More on Freedom Boy

Perhaps I did Mr Wilson a disservice in my post yesterday.  His position may indeed be heroic.  I looked up the Copenhagen Consensus Centre.  I found the following.

The objects of the body:

About us

Expert advice to do the most good

The Copenhagen Consensus Centre is a think tank that researches the smartest solutions for the world’s biggest problems, advising policy makers and philanthropists how to spend their money most effectively.

Its governance:

Board and directors

Bjorn Lomborg, President and Founder
Roland Mathiasson, Executive Vice President, Secretary, and Assistant Treasurer
Scott Calahan, Treasurer, Member of Compensation Committee, and Independent Director
Loretta Michaels, Member of Compensation Committee and Independent Director

Executive Assistant, Zsuzsa Horvath +1 347 903 0979

Advisory panel

Professor Henrik Lando, Copenhagen Business School
Spence T. Olin, Professor
Douglass C. North, Washington University in St. Louis
Professor Martin Paldam, COMMA

That does not look to be the most august academic or scientific body on the planet.  Mr Calahan looks to have the plum job.  A number of questions may arise.  One is: what makes a director ‘independent’?

Under the heading, ‘Cutting carbon emissions’, I find this:

Climate economist Prof Dr Richard Tol examines the costs and benefits of cutting carbon under different scenarios.

He finds: ‘A well-designed gradual policy of carbon cuts could substantially reduce emissions at low cost to society.  Ill-designed policies, or policies that seek to do too much too soon can be orders of magnitude more expensive.  While the academic literature has focussed on the former, policy makers have opted.’

Unfortunately, the think tank cuts out there, and we are left to dangle.  Their introduction to the subject is, however, a bit of a tease:

Climate change is real and man-made.  It will come as a big surprise that climate change from 1900 to 2025 has mostly been a net benefit, rising to increase welfare about 1.5% GDP per year.

The people at the CCC were obviously thrilled to bits to sign up a ‘global top-ranked university’ WA.  The website, however, has not caught up with the news that the university has realised that it has been sold a pup.  The link to the sign-up page – with a photo of the moving hand and, I suspect, the besieged Vice-Chancellor who is coming to terms with the phrase ‘due diligence’ – has this.

Do good vs feel good

The consensus methodology engages economists and sector experts to identify solutions that actually work and do the most social good for every dollar spent.

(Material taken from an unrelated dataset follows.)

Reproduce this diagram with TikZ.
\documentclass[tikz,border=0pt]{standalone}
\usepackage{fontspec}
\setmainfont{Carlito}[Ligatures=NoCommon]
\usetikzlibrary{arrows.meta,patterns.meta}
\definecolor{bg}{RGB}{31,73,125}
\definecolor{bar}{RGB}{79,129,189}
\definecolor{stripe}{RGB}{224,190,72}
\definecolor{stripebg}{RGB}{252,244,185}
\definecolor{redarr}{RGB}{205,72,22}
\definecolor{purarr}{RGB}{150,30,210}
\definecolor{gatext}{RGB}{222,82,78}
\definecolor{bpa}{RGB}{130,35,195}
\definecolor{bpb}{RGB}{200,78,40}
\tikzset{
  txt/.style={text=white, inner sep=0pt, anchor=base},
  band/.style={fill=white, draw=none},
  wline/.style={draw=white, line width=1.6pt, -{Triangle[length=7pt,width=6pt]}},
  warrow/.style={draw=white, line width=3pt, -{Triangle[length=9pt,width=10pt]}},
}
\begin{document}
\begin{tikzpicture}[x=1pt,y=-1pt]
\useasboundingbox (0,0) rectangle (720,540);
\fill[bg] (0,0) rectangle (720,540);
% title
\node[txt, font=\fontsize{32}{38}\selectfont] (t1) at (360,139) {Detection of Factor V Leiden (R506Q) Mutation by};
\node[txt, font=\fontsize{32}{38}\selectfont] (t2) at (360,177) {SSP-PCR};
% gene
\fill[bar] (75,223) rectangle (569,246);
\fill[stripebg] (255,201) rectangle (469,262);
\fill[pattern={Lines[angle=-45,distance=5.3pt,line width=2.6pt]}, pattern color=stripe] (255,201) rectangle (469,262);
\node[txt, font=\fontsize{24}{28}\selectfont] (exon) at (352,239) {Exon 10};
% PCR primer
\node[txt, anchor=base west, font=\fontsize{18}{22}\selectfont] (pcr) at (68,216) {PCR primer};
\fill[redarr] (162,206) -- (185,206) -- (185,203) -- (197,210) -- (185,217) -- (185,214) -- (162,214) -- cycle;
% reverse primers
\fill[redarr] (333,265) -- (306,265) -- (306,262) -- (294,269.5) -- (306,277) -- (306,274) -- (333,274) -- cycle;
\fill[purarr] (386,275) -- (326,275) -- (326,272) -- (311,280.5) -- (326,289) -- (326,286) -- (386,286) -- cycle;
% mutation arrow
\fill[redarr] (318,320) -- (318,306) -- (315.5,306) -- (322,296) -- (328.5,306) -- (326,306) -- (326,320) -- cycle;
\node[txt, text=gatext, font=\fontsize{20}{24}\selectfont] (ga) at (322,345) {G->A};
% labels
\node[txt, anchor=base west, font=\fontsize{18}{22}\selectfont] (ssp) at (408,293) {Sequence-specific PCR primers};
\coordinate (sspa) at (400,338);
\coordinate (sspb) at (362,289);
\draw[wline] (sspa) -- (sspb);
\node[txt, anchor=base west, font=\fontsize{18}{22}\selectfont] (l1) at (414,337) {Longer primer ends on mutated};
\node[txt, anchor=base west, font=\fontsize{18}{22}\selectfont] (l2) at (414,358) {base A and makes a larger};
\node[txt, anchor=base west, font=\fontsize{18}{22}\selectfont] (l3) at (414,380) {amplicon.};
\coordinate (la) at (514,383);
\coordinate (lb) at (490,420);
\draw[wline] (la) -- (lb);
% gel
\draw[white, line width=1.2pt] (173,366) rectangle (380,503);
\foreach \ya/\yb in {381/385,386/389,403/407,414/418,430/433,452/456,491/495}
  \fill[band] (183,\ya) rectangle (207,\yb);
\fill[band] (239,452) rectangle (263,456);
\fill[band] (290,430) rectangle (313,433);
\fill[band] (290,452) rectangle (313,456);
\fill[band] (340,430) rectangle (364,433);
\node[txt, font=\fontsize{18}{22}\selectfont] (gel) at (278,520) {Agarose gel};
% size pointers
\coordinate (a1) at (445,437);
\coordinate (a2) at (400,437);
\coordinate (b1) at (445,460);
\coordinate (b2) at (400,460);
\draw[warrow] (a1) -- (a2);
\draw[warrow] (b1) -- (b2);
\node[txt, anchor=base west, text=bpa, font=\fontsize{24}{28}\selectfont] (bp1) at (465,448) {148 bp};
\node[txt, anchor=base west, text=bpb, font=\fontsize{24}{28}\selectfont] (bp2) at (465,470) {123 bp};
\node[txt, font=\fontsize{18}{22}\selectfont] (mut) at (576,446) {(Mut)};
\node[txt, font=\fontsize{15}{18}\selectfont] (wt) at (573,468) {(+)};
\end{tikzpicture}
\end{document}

I cannot find on the site a statement of the academic credentials of Dr Lomborg, apart from a reference to Ph D.  In fact I cannot find any academic credentials for anyone on the site.  All I can find for COMMA is that it is a punctuation mark.

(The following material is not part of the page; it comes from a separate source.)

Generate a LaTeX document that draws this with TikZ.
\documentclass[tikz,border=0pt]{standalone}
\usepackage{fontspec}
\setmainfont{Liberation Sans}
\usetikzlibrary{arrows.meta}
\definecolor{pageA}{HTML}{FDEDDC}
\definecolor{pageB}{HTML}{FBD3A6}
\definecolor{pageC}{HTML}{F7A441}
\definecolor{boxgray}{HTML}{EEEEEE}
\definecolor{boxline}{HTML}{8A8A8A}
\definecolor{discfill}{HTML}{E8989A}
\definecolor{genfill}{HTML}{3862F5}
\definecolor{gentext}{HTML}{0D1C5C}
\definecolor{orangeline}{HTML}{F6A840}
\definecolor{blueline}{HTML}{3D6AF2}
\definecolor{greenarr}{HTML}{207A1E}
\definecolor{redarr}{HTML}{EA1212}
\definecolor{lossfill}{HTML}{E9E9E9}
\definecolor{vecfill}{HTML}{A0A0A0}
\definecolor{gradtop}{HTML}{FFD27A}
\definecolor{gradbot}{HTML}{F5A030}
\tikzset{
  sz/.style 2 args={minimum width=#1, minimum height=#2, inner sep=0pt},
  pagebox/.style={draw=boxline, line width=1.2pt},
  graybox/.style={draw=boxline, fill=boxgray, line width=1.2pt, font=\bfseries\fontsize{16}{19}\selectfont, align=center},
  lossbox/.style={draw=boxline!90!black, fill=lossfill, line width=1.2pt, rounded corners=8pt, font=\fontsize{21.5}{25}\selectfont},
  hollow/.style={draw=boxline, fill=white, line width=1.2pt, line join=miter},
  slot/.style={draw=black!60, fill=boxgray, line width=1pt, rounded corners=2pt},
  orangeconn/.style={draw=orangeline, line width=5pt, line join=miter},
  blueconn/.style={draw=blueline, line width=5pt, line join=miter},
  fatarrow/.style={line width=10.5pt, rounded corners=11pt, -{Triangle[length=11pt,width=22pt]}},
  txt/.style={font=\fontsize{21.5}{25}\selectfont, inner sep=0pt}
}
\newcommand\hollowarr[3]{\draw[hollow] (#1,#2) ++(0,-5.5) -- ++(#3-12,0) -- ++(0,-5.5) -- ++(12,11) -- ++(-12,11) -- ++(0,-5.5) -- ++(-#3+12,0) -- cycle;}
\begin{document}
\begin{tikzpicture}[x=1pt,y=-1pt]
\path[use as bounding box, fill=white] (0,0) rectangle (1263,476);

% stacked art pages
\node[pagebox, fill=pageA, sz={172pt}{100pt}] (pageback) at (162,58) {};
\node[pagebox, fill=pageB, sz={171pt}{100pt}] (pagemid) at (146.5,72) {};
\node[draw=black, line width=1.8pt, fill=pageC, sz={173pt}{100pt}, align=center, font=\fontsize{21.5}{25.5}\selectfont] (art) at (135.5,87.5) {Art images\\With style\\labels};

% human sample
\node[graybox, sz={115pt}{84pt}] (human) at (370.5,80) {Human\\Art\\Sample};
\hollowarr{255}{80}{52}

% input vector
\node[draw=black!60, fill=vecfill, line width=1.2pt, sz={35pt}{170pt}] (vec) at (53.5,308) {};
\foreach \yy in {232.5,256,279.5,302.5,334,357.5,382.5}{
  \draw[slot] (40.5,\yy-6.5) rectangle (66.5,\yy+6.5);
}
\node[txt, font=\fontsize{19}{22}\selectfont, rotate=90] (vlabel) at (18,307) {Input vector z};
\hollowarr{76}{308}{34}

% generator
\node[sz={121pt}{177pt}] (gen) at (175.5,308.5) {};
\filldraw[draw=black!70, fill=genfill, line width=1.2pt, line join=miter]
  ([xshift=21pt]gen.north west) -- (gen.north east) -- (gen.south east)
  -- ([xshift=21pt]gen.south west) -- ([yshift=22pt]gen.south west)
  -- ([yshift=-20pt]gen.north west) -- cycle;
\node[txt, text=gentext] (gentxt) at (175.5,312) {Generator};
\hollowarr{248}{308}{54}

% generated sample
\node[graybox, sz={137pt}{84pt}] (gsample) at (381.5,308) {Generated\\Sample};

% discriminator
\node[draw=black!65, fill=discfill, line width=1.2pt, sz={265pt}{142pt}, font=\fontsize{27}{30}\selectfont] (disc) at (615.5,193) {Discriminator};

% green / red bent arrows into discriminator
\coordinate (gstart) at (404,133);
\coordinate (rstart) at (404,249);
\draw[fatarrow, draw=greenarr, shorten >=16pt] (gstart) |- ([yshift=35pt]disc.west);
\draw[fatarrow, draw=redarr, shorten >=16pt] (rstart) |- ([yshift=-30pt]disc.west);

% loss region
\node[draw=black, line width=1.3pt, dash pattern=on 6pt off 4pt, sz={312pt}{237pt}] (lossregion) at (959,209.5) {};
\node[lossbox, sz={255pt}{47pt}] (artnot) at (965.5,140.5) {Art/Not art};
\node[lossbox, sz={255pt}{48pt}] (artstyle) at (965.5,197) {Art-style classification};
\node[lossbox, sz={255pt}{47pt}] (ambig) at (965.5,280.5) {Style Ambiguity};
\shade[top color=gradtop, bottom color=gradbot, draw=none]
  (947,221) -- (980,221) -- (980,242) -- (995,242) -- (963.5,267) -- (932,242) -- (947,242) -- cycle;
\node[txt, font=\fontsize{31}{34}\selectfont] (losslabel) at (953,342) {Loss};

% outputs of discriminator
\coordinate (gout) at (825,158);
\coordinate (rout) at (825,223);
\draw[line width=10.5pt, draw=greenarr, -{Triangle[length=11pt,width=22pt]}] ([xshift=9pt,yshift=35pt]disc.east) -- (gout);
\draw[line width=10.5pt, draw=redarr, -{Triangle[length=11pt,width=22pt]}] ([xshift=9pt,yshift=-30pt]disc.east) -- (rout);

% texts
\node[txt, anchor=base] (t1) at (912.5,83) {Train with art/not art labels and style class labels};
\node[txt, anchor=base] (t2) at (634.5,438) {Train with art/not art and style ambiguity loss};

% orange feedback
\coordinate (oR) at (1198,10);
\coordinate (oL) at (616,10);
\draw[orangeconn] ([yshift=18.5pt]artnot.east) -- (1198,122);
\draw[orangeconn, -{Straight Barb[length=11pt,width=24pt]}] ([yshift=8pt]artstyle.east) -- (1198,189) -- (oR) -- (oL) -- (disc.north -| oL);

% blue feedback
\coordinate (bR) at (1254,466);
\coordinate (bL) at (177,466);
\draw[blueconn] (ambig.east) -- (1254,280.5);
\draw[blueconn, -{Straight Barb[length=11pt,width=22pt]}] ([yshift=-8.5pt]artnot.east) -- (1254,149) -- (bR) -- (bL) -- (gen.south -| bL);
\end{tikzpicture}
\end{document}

As bullshit goes, this is world class – indeed, it is out of this world.

Just think what the ‘Do good vs feel good’ crowd could do in a bull session with our Human Rights Commissioner.  You may recall his view is that policy is not about evidence and that the direction of policy is primarily decided by the questions you ask.  Lawyers are right on to this.  There are some questions you never ask, but some naughty lawyers frame their question so as to attract a certain answer – from their own client.

And this mode of policy formation may not, in truth, be sound.  Imagine a parent advising a teenage child on their first hit of booze, sex, or ice.  ‘Well, dear, it depends on the question you ask.  If you only ask whether that will make the night go off with a bang, go for it.  If you want to be here and look at yourself in the mirror tomorrow, drop it.’  That may just be too open-ended for some parents and all children.  Was part of the problem that Dr Lomborg knew which questions not to ask, and how to frame questions that would please him and his backers?

And we might be wary of Mr Wilson’s view that there is no one correct answer in public policy.  That may or may not be the case.  It may again depend on how you frame the question.  But there may be any number of bad answers.  I dare say that even Mr Wilson’s famous tolerance would draw the line at the resolutions on policy of IS.

The difficulty in which the UWA got itself can be understood by looking at other possible manifestations.  Say that Julia Gillard while PM appointed a former adviser to herself on climate change to head a think tank at Melbourne University through a body that her government funded and the function of which will be to give advice on policy issues on climate change.  Mr Abbott appoints an ecclesiastical adviser to head up a think tank at a Catholic University that is not shy of monumental controversy to provide advice funded by his government on mild uncontroversial issues like abortion and euthanasia.  The Southern Evangelical Baptist Church persuades a cash-strapped Latrobe University to host a think tank on creationism – when they are accused of selling out to people who deny science, they invoke freedom of speech, the glorious roles of universities in dissent, and Socrates, and Aristotle, and Galileo, and anyone else who swam against the tide and paid for it.  The idiots and frauds become heroes.

The short point is that we do not want our universities to prostitute themselves in the hands of bullshit artists.  Even Mr Wilson might understand that.